- Born: 14 March 1954 Manchester, Lancashire, England
- Died: 5 February 1998 (aged 43) London, England
- Genres: Smooth jazz
- Occupation: Musician
- Instrument: Guitar
- Formerly of: Acoustic Alchemy

= Nick Webb (musician) =

English acoustic guitarist and composer (1954–1998)

Nicholas Webb (14 March 1954 – 5 February 1998) was an English acoustic guitarist, composer, and co-founder of contemporary jazz group Acoustic Alchemy. Webb was the brother of Alex Webb, the nephew of actress Sylvia Syms, and appeared as a child in The Punch and Judy Man (1963), British comedian Tony Hancock's second starring film, in which Syms played the wife of his character.

==Career==
Nick Webb was born in Manchester, Lancashire, and educated at Berkhamsted School, Ashlyns School (in Berkhamsted), the London Academy of Music and Dramatic Art (LAMDA), and Leeds College of Music. Captivated by the folk musicians of the 1960s, particularly John Martyn, he began playing and performing as a teenager and ran The Portcullis Club in Berkhamsted.

At the beginning of the 1980s, Webb met classical and flamenco guitarist Simon James and founded Acoustic Alchemy as a duo, recording a self-financed, self-produced album in 1981. James left the partnership to study flamenco guitar in Spain, leaving Webb to promote the record. He turned to rock guitarist Greg Carmichael, whose background complemented his own. Webb had studied jazz at Leeds while Carmichael had studied classical music at London College of Music.

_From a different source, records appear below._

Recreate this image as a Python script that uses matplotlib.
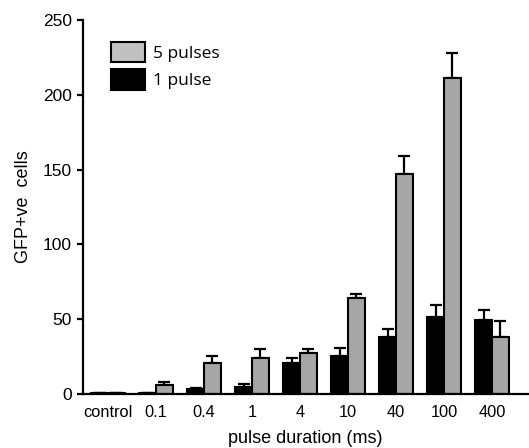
import matplotlib
matplotlib.use("Agg")
import matplotlib.pyplot as plt
import numpy as np
from matplotlib.patches import Patch

categories = ["control", "0.1", "0.4", "1", "4", "10", "40", "100", "400"]
one_pulse = [0.5, 1.0, 3.5, 5.0, 20.7, 25.5, 38.0, 51.3, 49.3]
one_pulse_err = [0.0, 0.0, 0.5, 1.5, 3.3, 5.2, 5.3, 8.0, 6.7]
five_pulses = [0.5, 6.0, 21.0, 24.0, 27.3, 64.0, 147.0, 211.0, 38.0]
five_pulses_err = [0.0, 2.0, 4.5, 6.0, 2.7, 2.7, 12.0, 17.0, 10.7]
y_ticks = [0, 50, 100, 150, 200, 250]

fig = plt.figure(figsize=(5.29, 4.48), dpi=100)
ax = fig.add_axes([83/529, 1-394/448, (528-83)/529, (394-20)/448])

x = np.arange(len(categories))
w = 0.345
lw = 1.5
ax.bar(x - w/2, one_pulse, w, color="black", edgecolor="black", linewidth=lw, zorder=2)
ax.bar(x + w/2, five_pulses, w, color="#a6a6a6", edgecolor="black", linewidth=lw, zorder=2)
ax.errorbar(x - w/2, one_pulse, yerr=[np.zeros(len(x)), one_pulse_err], fmt="none",
            ecolor="black", elinewidth=1.6, capsize=4, capthick=1.6, zorder=1)
ax.errorbar(x + w/2, five_pulses, yerr=[np.zeros(len(x)), five_pulses_err], fmt="none",
            ecolor="black", elinewidth=1.6, capsize=4, capthick=1.6, zorder=1)

ax.set_xlim(-0.52, 8.75)
ax.set_ylim(0, 250)
ax.set_yticks(y_ticks)
ax.set_xticks(x)
ax.set_xticklabels(categories)
for s in ["top", "right"]:
    ax.spines[s].set_visible(False)
for s in ["left", "bottom"]:
    ax.spines[s].set_linewidth(1.6)
ax.tick_params(axis="y", direction="out", length=4, width=1.6, labelsize=12.5, pad=4)
ax.tick_params(axis="x", length=0, labelsize=11.8, pad=8)
for lab in ax.get_xticklabels() + ax.get_yticklabels():
    lab.set_family("Liberation Sans")

ax.set_xlabel("pulse duration (ms)", fontsize=13, family="Liberation Sans", labelpad=7)
ax.set_ylabel("GFP+ve  cells", fontsize=13, family="Liberation Sans", labelpad=8)

handles = [Patch(facecolor="#c0c0c0", edgecolor="black", linewidth=1.5, label="5 pulses"),
           Patch(facecolor="black", edgecolor="black", linewidth=1.5, label="1 pulse")]
leg = ax.legend(handles=handles, loc="upper left", bbox_to_anchor=(0.035, 0.975),
                frameon=False, prop={"family": "Open Sans", "size": 12.5},
                handlelength=2.0, handleheight=1.45, handletextpad=0.45, labelspacing=0.4,
                borderaxespad=0.3)

fig.savefig("out.png", dpi=100)
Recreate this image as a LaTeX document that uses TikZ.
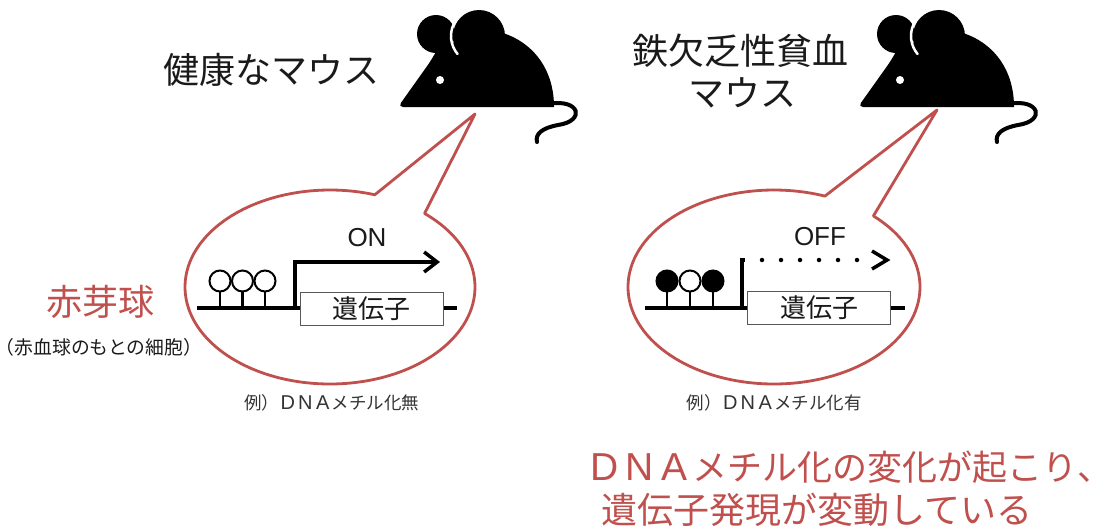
\documentclass[tikz,border=0pt]{standalone}
\usepackage{fontspec}
\setmainfont{Noto Sans CJK JP}
\newfontfamily\latinfont{Liberation Sans}
\usetikzlibrary{arrows.meta}
\definecolor{accent}{HTML}{C0504D}
\definecolor{ink}{HTML}{1A1A1A}
\definecolor{softink}{HTML}{333333}
% a Latin letter set in a full-width cell: cell width, font size, letter
\newcommand\cellchar[3]{\makebox[#1pt][c]{\latinfont\fontsize{#2}{#2}\selectfont #3}}
\newcommand\smallDNA{\cellchar{17.5}{20}{D}\cellchar{17.5}{20}{N}\cellchar{17.5}{20}{A}}
\newcommand\bigDNA{\cellchar{35}{39}{D}\cellchar{35}{39}{N}\cellchar{35}{39}{A}}
\begin{document}
\begin{tikzpicture}[x=1pt,y=-1pt,
  txt/.style={inner sep=0pt, text=ink},
  big/.style={txt, font=\fontsize{36}{36}\selectfont},
  note/.style={inner sep=0pt, text=softink, font=\fontsize{17.5}{17.5}\selectfont},
  bubble/.style={draw=accent, line width=2.8pt, fill=white, line join=round},
  strand/.style={line width=3.5pt},
  stem/.style={line width=2.5pt},
  site/.style={line width=2pt, draw=black},
  genebox/.style={draw=black!65, line width=1pt, fill=white, inner sep=0pt,
    minimum width=143pt, minimum height=33pt, text=ink,
    font=\fontsize{26}{26}\selectfont},
  mouse/.pic={
    % ears and body
    \fill (436,34) circle[radius=19];
    \fill (479,36) circle[radius=26];
    \fill[rounded corners=5pt] (480,107) -- (398,107) -- (430,62)
      [sharp corners] -- (440,45) -- (479,38) -- (503,33)
      .. controls (536,44) and (554,72) .. (554,107) -- cycle;
    % ear rim and eye
    \draw[white, line width=2.5pt, line cap=round]
      (479,36) ++(140:28) arc[start angle=140, end angle=205, radius=28];
    \fill[white] (440,80) circle[radius=4];
    % tail
    \draw[line width=4pt, line cap=round] (548,104)
      .. controls (580,98) and (586,121) .. (558,125)
      .. controls (542,128) and (535,134) .. (537,142);
  }]
\useasboundingbox (0,0) rectangle (1094,531);

% mice
\pic at (0,0) {mouse};
\pic at (460,0) {mouse};

% titles
\node[big] (healthy) at (271.5,70) {健康なマウス};
\node[big] (anemia1) at (740,51) {鉄欠乏性貧血};
\node[big] (anemia2) at (742,93) {マウス};

% speech bubbles
\coordinate (c1) at (330,287);
\coordinate (tip1) at (475,114);
\draw[bubble] ([shift={(-49.3:145 and 97)}]c1)
  arc[start angle=-49.3, end angle=288, x radius=145, y radius=97]
  -- (tip1) -- cycle;
\coordinate (c2) at (774,287);
\coordinate (tip2) at (937,110);
\draw[bubble] ([shift={(-47.1:146 and 97)}]c2)
  arc[start angle=-47.1, end angle=290.4, x radius=146, y radius=97]
  -- (tip2) -- cycle;

% healthy: unmethylated promoter, gene on
\draw[strand] (197,308) -- (457,308);
\foreach \x in {220,242.5,265} {
  \draw[stem] (\x,292) -- (\x,308);
  \draw[site, fill=white] (\x,281) circle[radius=10.5];
}
\draw[strand, -{Straight Barb[length=13pt,width=20pt]}]
  (295,308) -- (295,262) -- (440,262);
\node[genebox] (gene1) at (371.5,308.5) {遺伝子};
\node[txt, font=\latinfont\fontsize{26}{26}\selectfont] (on) at (367,238) {ON};
\node[note] (ex1) at (331.5,403) {例）\smallDNA メチル化無};

% anaemic: methylated promoter, gene off
\draw[strand] (645,308) -- (905,308);
\foreach \x/\f in {667/black,690/white,713/black} {
  \draw[stem] (\x,292) -- (\x,308);
  \draw[site, fill=\f] (\x,281) circle[radius=10.5];
}
\draw[strand] (742,308) -- (742,260) -- (745,260);
\draw[line width=4.5pt, line cap=round, dash pattern=on 0pt off 19pt]
  (762,260) -- (860,260);
\draw[line width=3.5pt] (872,251) -- (887,260) -- (872,269);
\node[genebox] (gene2) at (819,308) {遺伝子};
\node[txt, font=\latinfont\fontsize{26}{26}\selectfont] (off) at (820,237) {OFF};
\node[note] (ex2) at (774,403) {例）\smallDNA メチル化有};

% cell type
\node[inner sep=0pt, text=accent, font=\fontsize{36}{36}\selectfont] (ery) at (100,302) {赤芽球};
\node[txt, font=\fontsize{18.8}{18.8}\selectfont] (erynote) at (99,347) {（赤血球のもとの細胞）};

% conclusion
\node[inner sep=0pt, text=accent, anchor=west, font=\fontsize{35}{35}\selectfont]
  (concl1) at (587,467) {\bigDNA メチル化の変化が起こり\makebox[0.45em][l]{、}};
\node[inner sep=0pt, text=accent, anchor=west, font=\fontsize{36}{36}\selectfont]
  (concl2) at (601,510) {遺伝子発現が変動している};
\end{tikzpicture}
\end{document}
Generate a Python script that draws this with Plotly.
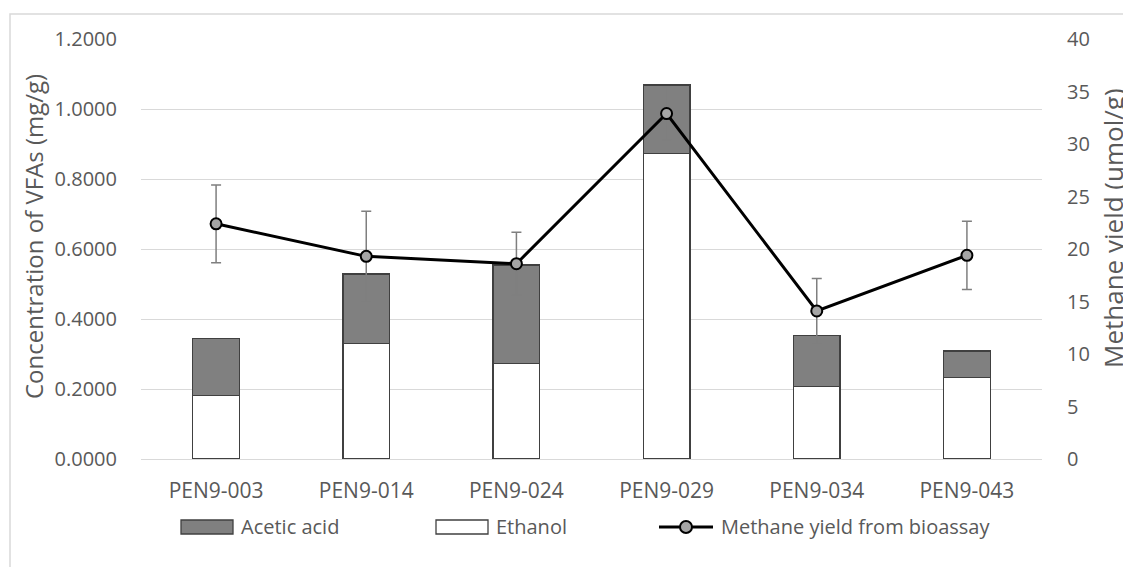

The duo worked for Virgin Airlines, recording in-flight music for trans-Atlantic flights, then signed to MCA, which released their 1987 debut album Red Dust & Spanish Lace. The album included assistance from percussionist Mario Aragandoña and drummer Bart Smaak and was the first of many to be produced by German audio engineer Klaus Genuit at Hansa Haus Studios in Bonn, Germany. After the albums Natural Elements in 1988 and Blue Chip in 1989, Acoustic Alchemy signed with GRP Records, which released Reference Point in 1990. The album was nominated for a Grammy Award. GRP released Back on the Case (1991), The New Edge (1993), Against the Grain (1994) and Arcanum (1996). During the 1990s the band toured the United States.

Positive Thinking (1998) was Acoustic Alchemy's last album with Webb. Due to pancreatic cancer, he was unable to perform on the album, but he wrote for it and supervised the recording. He died in February 1998, and the album was released later that year.